Tamizhuku En Ondrai Azhuthavum (also referred to as TEOA) is a 2015 Indian Tamil-language hyperlink thriller film written and directed by Ramprakash Rayappa. Produced by V. Chandran, the film stars Nakul, Dinesh, Bindu Madhavi and Aishwarya Dutta. It was released on 20 February 2015.

==Plot==
A deadly bomb will be activated if a computer geek restores a part of Chennai city's mobile networks, which are down due to a solar flare. Four people are linked to each other on a deadly mission.

Mukil falls in love with Simi, who is stuck in a pit hole with an 80-tonne gigantic 'Vaasthu' rock under suspension which is ready to fall on her at any time. The only way that Simi can escape from this danger is if her text message reaches Mukil.

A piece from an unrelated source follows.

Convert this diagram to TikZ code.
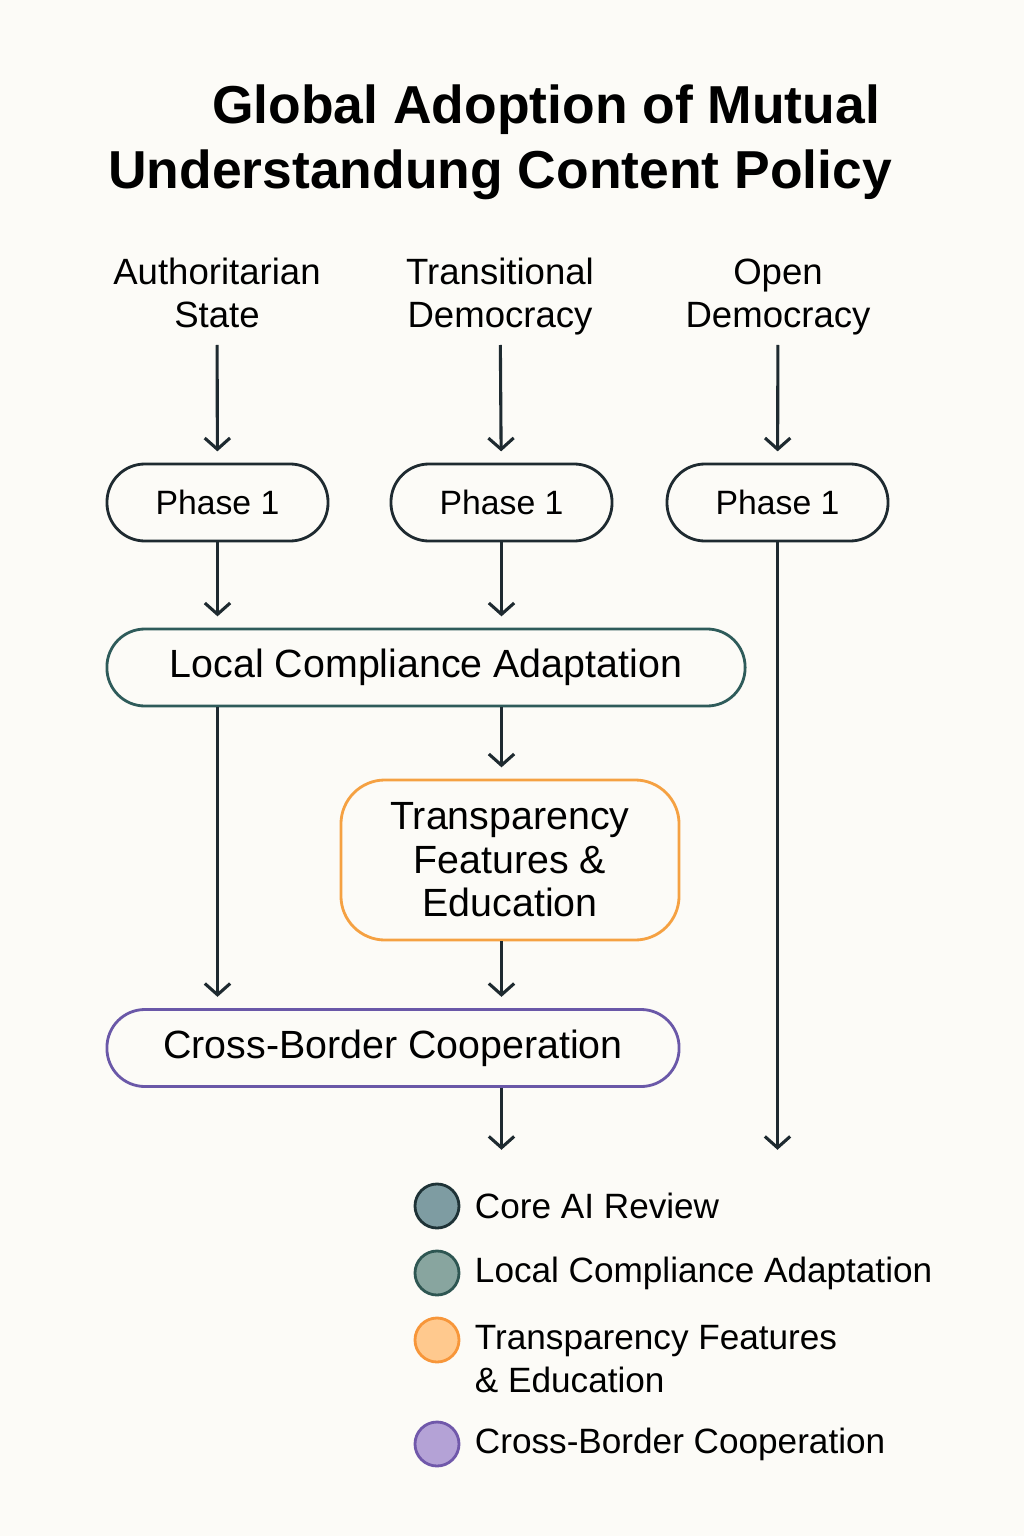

In the meantime, there is a hyperactive science geek Vasanth, who is on a mission to activate a dead mobile network signal. Vasanth loves a girl named Harini. There is a call taxi driver Raja, whose car has a remotely operated bomb planted in it by a terrorist outfit waiting to destroy the city once the phone lines are restored. Does the city escape destruction from the bomb and what happens with the four main characters forms the rest of the story.

==Cast==

- Nakul as Vasanth
- Dinesh as Mukil
- Bindu Madhavi as Simi
- Aishwarya Dutta as Harini
- Urvashi as Vasanth's mother
- Manobala as Swaminathan
- Sathish as Raja
- Md Asif as Bunty
- Ajay as Ramesh
- Baby Roshini as Shruti
- Sundari Divya as Lavanya
- Shalu Shamu as Maha
- Balachandar as Sanjay
- A. Srepaty Parvatraj as Seenu
- Pradeep K Vijayan as Veerasena
- Vanaraj as cameraman
- Parotta Murukesh as Maha's father
- Subhashini Kannan as Vasanth's sister-in-law

==Production==
The film began development in October 2013. Production began that December, and the team held a series of workshops to help the actors get into character, before beginning filming in Tiruvottiyur.

==Soundtrack==

The soundtrack was composed by S. Thaman.

Track listing
| No. | Title | Lyrics | Singer(s) | Length |
|---|---|---|---|---|
| 1. | "Sattunnu Enna" | Yugabharathi | Hariharasudhan | 3:28 |
| 2. | "Robo Romeo" | Madhan Karky | M. M. Manasi, M. M. Monisha | 5:01 |
| 3. | "Thamizhukku En Ondrai Azhuthavum" | Madhan Karky | Alphons Joseph | 3:35 |
| 4. | "Robo Romeo" (Karaoke) | Madhan Karky | Instrumental | 5:00 |
| 5. | "Sattunnu Enna" (Karaoke) | Yugabharathi | Instrumental | 3:26 |
| Total length: |  |  |  | 20:30 |

==Critical reception==
M. Suganth of The Times of Indias gave the film 3.5 stars out of 5 and wrote, "Ramprakash Rayappa sets up his story effectively and keeps us on the edge of our seats for the most parts. The manner in which he handles this multi-strand narrative without making it chaotic deserves appreciation. The success lies in how he makes each of these sub-plots interesting", going on to call it a "solid debut film". Indo-Asian News Service, while giving the same rating and also describing it as a "solid social thriller", wrote, "(the) details, though minute, make the director stand out from his contemporaries. The writing is fresh and it’s evident from the way the director manages to make the parallelly running stories converge at the end...It’s probably the first Tamil film where a perfect balance is struck between science, romance and comedy interspersed with some fresh thrills". The New Indian Express wrote, "The deftness and confidence with which the director moves his narration belies the fact that this is his debut venture. The screenplay is engaging, with the characters well-fleshed out, and there is an element of suspense with humour laced throughout...One of the better scripts to appear in recent times, Thamizhuku Enn Ondrai Azhuthavum has a lot of positives going for it".

Sify wrote, "The director has done his paper work with sheer perfection and packaged this out-of-the-box concept in a fairly engaging manner". Baradwaj Rangan from The Hindu wrote, "It doesn’t say much about a movie when we walk into a thriller and walk out of what’s mostly a comedy – but with so many laughs, why complain?", further adding that "first-time director Ramprakash Rayappa at least has the right ideas". In contrast, Rediff gave the film 2 stars out of 5 and wrote, "Director Ramprakash has come up with a good idea, but the performance is poor, the romance seems forced, there are too many coincidences and a lame, predictable climax. This spoils what could have been a racy and exciting thriller".